| TASK INSTRUCTIONS |
Retype the whole listing, please, keeping every line exact and dropping the pictures.

| DATASET EXCERPTS |
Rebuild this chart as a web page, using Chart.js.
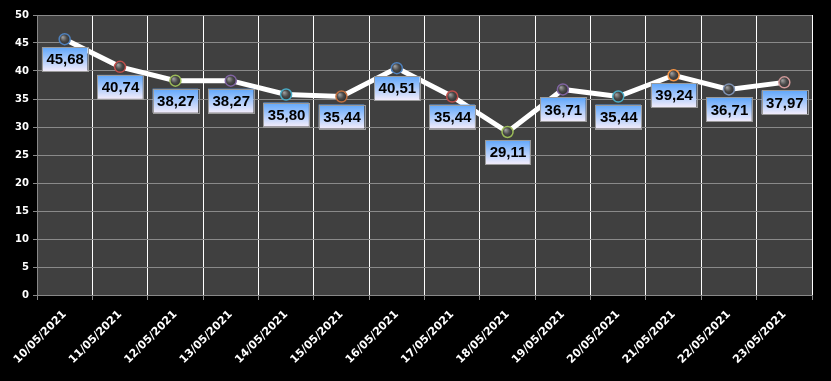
<!DOCTYPE html>
<html><head><meta charset="utf-8">
<script src="https://cdn.jsdelivr.net/npm/chart.js@4/dist/chart.umd.min.js"></script>
<style>html,body{margin:0;padding:0;background:#000}#wrap{width:831px;height:381px}</style>
</head><body><div id="wrap"><canvas id="c" width="831" height="381"></canvas></div>
<script>
const categories = ["10/05/2021","11/05/2021","12/05/2021","13/05/2021","14/05/2021","15/05/2021","16/05/2021","17/05/2021","18/05/2021","19/05/2021","20/05/2021","21/05/2021","22/05/2021","23/05/2021"];
const values = [45.68,40.74,38.27,38.27,35.80,35.44,40.51,35.44,29.11,36.71,35.44,39.24,36.71,37.97];
const yTicks = [0,5,10,15,20,25,30,35,40,45,50];
const pointColors = ["#4f81bd","#c0504d","#9bbb59","#8064a2","#4bacc6","#c07040","#4f81bd","#c0504d","#9bbb59","#8064a2","#4bacc6","#f79646","#7f93b5","#d09a9a"];

const bgPlugin = {
  id:'bg',
  beforeDraw(chart){
    const {ctx, chartArea:a} = chart;
    ctx.save();
    ctx.fillStyle = '#000';
    ctx.fillRect(0,0,chart.width,chart.height);
    ctx.fillStyle = '#404040';
    ctx.fillRect(a.left,a.top,a.right-a.left,a.bottom-a.top);
    ctx.restore();
  }
};
const pointShade = {
  id:'pshade',
  afterDatasetsDraw(chart){
    const ctx = chart.ctx;
    const meta = chart.getDatasetMeta(0);
    ctx.save();
    meta.data.forEach((p,i)=>{
      const g = ctx.createRadialGradient(p.x-2,p.y-2,0.5,p.x,p.y,6);
      g.addColorStop(0,'#9a9a9a');
      g.addColorStop(0.5,'#4a4a4a');
      g.addColorStop(1,'#2a2a2a');
      ctx.beginPath();
      ctx.arc(p.x,p.y,5.5,0,Math.PI*2);
      ctx.fillStyle = g;
      ctx.fill();
      ctx.lineWidth = 1.5;
      ctx.strokeStyle = pointColors[i];
      ctx.stroke();
    });
    ctx.restore();
  }
};
const labelPlugin = {
  id:'lbl',
  afterDatasetsDraw(chart){
    const ctx = chart.ctx;
    const meta = chart.getDatasetMeta(0);
    ctx.save();
    ctx.font = 'bold 15px "Liberation Sans", Arial, sans-serif';
    ctx.textAlign = 'center';
    ctx.textBaseline = 'middle';
    meta.data.forEach((p,i)=>{
      const txt = values[i].toFixed(2).replace('.',',');
      const w = ctx.measureText(txt).width + 8;
      const h = 24;
      const x = p.x - w/2, y = p.y + 8;
      const g = ctx.createLinearGradient(0,y,0,y+h);
      g.addColorStop(0,'#5ea6fb');
      g.addColorStop(1,'#f2ecfb');
      ctx.fillStyle = g;
      ctx.fillRect(x,y,w,h);
      ctx.lineWidth = 1;
      ctx.strokeStyle = '#9a9a9a';
      ctx.strokeRect(Math.round(x)+0.5,Math.round(y)+0.5,Math.round(w),h);
      ctx.fillStyle = '#000';
      ctx.fillText(txt,p.x+0.5,y+h/2+1);
    });
    ctx.restore();
  }
};

new Chart(document.getElementById('c'),{
  type:'line',
  data:{labels:categories,datasets:[{
    data:values,
    borderColor:'#ffffff',
    borderWidth:5,
    tension:0,
    pointRadius:0,
    pointHoverRadius:0
  }]},
  options:{
    responsive:false,
    animation:false,
    events:[],
    layout:{padding:{top:15,right:19,left:0,bottom:0}},
    plugins:{legend:{display:false},tooltip:{enabled:false}},
    scales:{
      x:{
        offset:true,
        grid:{offset:true,color:'#ffffff',lineWidth:1,drawTicks:true,tickLength:5,tickColor:'#888'},
        border:{color:'#888'},
        ticks:{color:'#fff',maxRotation:45,minRotation:45,autoSkip:false,font:{family:'"DejaVu Sans"',weight:'bold',size:11},padding:8},
        afterFit(s){s.height=86;}
      },
      y:{
        min:0,max:50,
        afterBuildTicks(s){s.ticks=yTicks.map(v=>({value:v}));},
        grid:{color:'#8a8a8a',lineWidth:1,tickLength:4,tickColor:'#888'},
        border:{color:'#888'},
        ticks:{color:'#fff',font:{family:'"DejaVu Sans"',weight:'bold',size:10},padding:4},
        afterFit(s){s.width=37;}
      }
    }
  },
  plugins:[bgPlugin,pointShade,labelPlugin]
});
</script></body></html>
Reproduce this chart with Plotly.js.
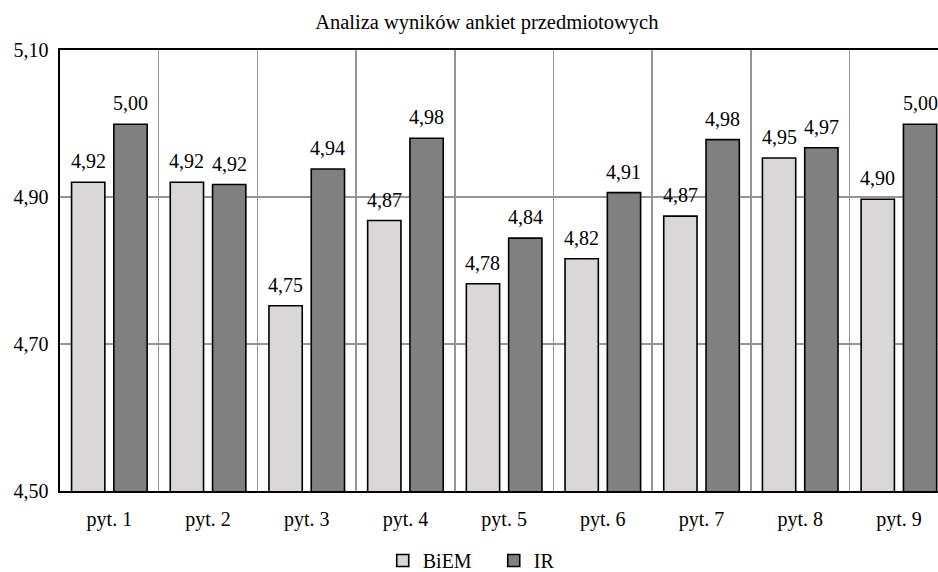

| EXERCISE RESPONSE |
Rebuild this chart as a web page, using Chart.js.
<!DOCTYPE html>
<html><head><meta charset="utf-8">
<script src="https://cdn.jsdelivr.net/npm/chart.js@4/dist/chart.umd.min.js"></script>
<style>html,body{margin:0;padding:0;background:#000}#wrap{width:831px;height:381px}</style>
</head><body><div id="wrap"><canvas id="c" width="831" height="381"></canvas></div>
<script>
const categories = ["10/05/2021","11/05/2021","12/05/2021","13/05/2021","14/05/2021","15/05/2021","16/05/2021","17/05/2021","18/05/2021","19/05/2021","20/05/2021","21/05/2021","22/05/2021","23/05/2021"];
const values = [45.68,40.74,38.27,38.27,35.80,35.44,40.51,35.44,29.11,36.71,35.44,39.24,36.71,37.97];
const yTicks = [0,5,10,15,20,25,30,35,40,45,50];
const pointColors = ["#4f81bd","#c0504d","#9bbb59","#8064a2","#4bacc6","#c07040","#4f81bd","#c0504d","#9bbb59","#8064a2","#4bacc6","#f79646","#7f93b5","#d09a9a"];

const bgPlugin = {
  id:'bg',
  beforeDraw(chart){
    const {ctx, chartArea:a} = chart;
    ctx.save();
    ctx.fillStyle = '#000';
    ctx.fillRect(0,0,chart.width,chart.height);
    ctx.fillStyle = '#404040';
    ctx.fillRect(a.left,a.top,a.right-a.left,a.bottom-a.top);
    ctx.restore();
  }
};
const pointShade = {
  id:'pshade',
  afterDatasetsDraw(chart){
    const ctx = chart.ctx;
    const meta = chart.getDatasetMeta(0);
    ctx.save();
    meta.data.forEach((p,i)=>{
      const g = ctx.createRadialGradient(p.x-2,p.y-2,0.5,p.x,p.y,6);
      g.addColorStop(0,'#9a9a9a');
      g.addColorStop(0.5,'#4a4a4a');
      g.addColorStop(1,'#2a2a2a');
      ctx.beginPath();
      ctx.arc(p.x,p.y,5.5,0,Math.PI*2);
      ctx.fillStyle = g;
      ctx.fill();
      ctx.lineWidth = 1.5;
      ctx.strokeStyle = pointColors[i];
      ctx.stroke();
    });
    ctx.restore();
  }
};
const labelPlugin = {
  id:'lbl',
  afterDatasetsDraw(chart){
    const ctx = chart.ctx;
    const meta = chart.getDatasetMeta(0);
    ctx.save();
    ctx.font = 'bold 15px "Liberation Sans", Arial, sans-serif';
    ctx.textAlign = 'center';
    ctx.textBaseline = 'middle';
    meta.data.forEach((p,i)=>{
      const txt = values[i].toFixed(2).replace('.',',');
      const w = ctx.measureText(txt).width + 8;
      const h = 24;
      const x = p.x - w/2, y = p.y + 8;
      const g = ctx.createLinearGradient(0,y,0,y+h);
      g.addColorStop(0,'#5ea6fb');
      g.addColorStop(1,'#f2ecfb');
      ctx.fillStyle = g;
      ctx.fillRect(x,y,w,h);
      ctx.lineWidth = 1;
      ctx.strokeStyle = '#9a9a9a';
      ctx.strokeRect(Math.round(x)+0.5,Math.round(y)+0.5,Math.round(w),h);
      ctx.fillStyle = '#000';
      ctx.fillText(txt,p.x+0.5,y+h/2+1);
    });
    ctx.restore();
  }
};

new Chart(document.getElementById('c'),{
  type:'line',
  data:{labels:categories,datasets:[{
    data:values,
    borderColor:'#ffffff',
    borderWidth:5,
    tension:0,
    pointRadius:0,
    pointHoverRadius:0
  }]},
  options:{
    responsive:false,
    animation:false,
    events:[],
    layout:{padding:{top:15,right:19,left:0,bottom:0}},
    plugins:{legend:{display:false},tooltip:{enabled:false}},
    scales:{
      x:{
        offset:true,
        grid:{offset:true,color:'#ffffff',lineWidth:1,drawTicks:true,tickLength:5,tickColor:'#888'},
        border:{color:'#888'},
        ticks:{color:'#fff',maxRotation:45,minRotation:45,autoSkip:false,font:{family:'"DejaVu Sans"',weight:'bold',size:11},padding:8},
        afterFit(s){s.height=86;}
      },
      y:{
        min:0,max:50,
        afterBuildTicks(s){s.ticks=yTicks.map(v=>({value:v}));},
        grid:{color:'#8a8a8a',lineWidth:1,tickLength:4,tickColor:'#888'},
        border:{color:'#888'},
        ticks:{color:'#fff',font:{family:'"DejaVu Sans"',weight:'bold',size:10},padding:4},
        afterFit(s){s.width=37;}
      }
    }
  },
  plugins:[bgPlugin,pointShade,labelPlugin]
});
</script></body></html>
Reproduce this chart with Plotly.js.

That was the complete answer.